The case of the Sunrise Kindergarten also involves the cooperation achieved between the PJ Rotarians on the one hand, and the Municipal authorities who made possible the allocation of the land, the Ministry of Education, and above all Rosemary Srinivasan, a very dedicated social worker, who started the original kindergarten in a wooden shack attached to the Hindu temple at the squatter area of Kg. Baiduri at Seri Setia, Sg. Way in 1985. However, the temple authorities after some time needed to take back the shack for their own purposes, which forced Mrs. Srinvasan to find an alternative spot, and some money in order to be able to continue with the school. She appealed to the PJ Rotary and also got help from a commercial firm (Western Digital, a multi-national electronic components manufacturer). The new kindergarten is now housed in a $15,000 building on land given by the PJ Municipality. It conducts its classes regularly and has a paternal eye kept on it by PJ Rotary.

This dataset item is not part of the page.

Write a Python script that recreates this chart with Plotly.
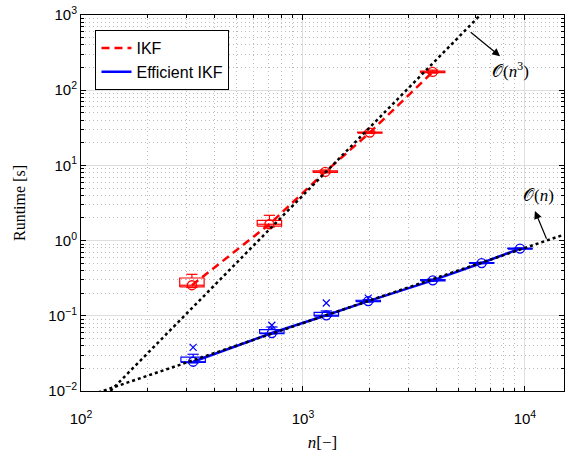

However, the project of which the Club is proudest because up to date it has been the biggest and the most far-reaching is the establishment of the National Kidney Foundation. This was a most ambitious project, which also reflected the influence of the medical interest amongst the members of the PJ Rotary. The general purpose of the Foundation was to fill the very obvious gap in the medical facilities and treatment available in the country in the 1960s for those suffering from kidney diseases. At the time he scheme was launched, there were only two hospitals that had any such facilities at all - the General Hospital in Kuala Lumpur and the Assunta Hospital in PJ itself, and their facilities were 'woefully inadequate'. The aims of the Foundation though seemingly ambitious, were in reality basic though inevitably expensive. To begin with, it was reckoned that 1 million ringgit were required in order to equip the existing facilities at Kuala Lumpur and PJ adequately and in order to establish regional kidney units in the north and south of the Peninsula (i.e. at Penang and Malacca) as well as in both Sarawak and Sabah. The Foundation also planned to promote a public education programme in the disease and to provide funds for research and training. The initiative to launch the Foundation was taken by the Club and the Foundation's first Board of Managers had John Henderson, in his capacity as incumbent President of the Club, as its chairman, Ray Hardless as one of the vice-chairmen, Oscar Fernandez as its secretary, and George Wismer, the Director of Community Service, as a Board member. Once established, as it was in 1971, it made steady progress and played a major role in prompting the Government itself to set up the Institute of Urology and Neurology four years later. Rotarians from PJ no longer dominate the Foundation, but the Club still has its representation on the Foundation's Board.
The catalogue of services of a smaller but no less significant nature provided by the PJ Club during its first thirty years of existence is immense and would fill many pages. Suffice it here to say, that the Club - and the whole Rotary movement - is a completely voluntary organization, and that everything that it has done is the result of leisure hours willingly sacrificed and of personal donations willingly given. indeed, there is no way by which the fifty or so members who constitute the Club's membership could have done what they have done by merely making speeches to each other once a week over a good lunch.
Like all good parents, the Rotarians of PJ are able to boast the birth of three offspring to extend the Rotary ideal. The first Rotary club to be sired by the PJ Club was that of Shah Alam in 1980, followed by that of Subang in 1984. In both cases the midwife was P.P. Dr. Lim Chee Shin. The latest arrival is the Rotary Club of Kelana Jaya, established in 1991, the midwife in this instance being P.P. Jack Chan, who being a Shell man, might have found his piece of midwifery a new experience.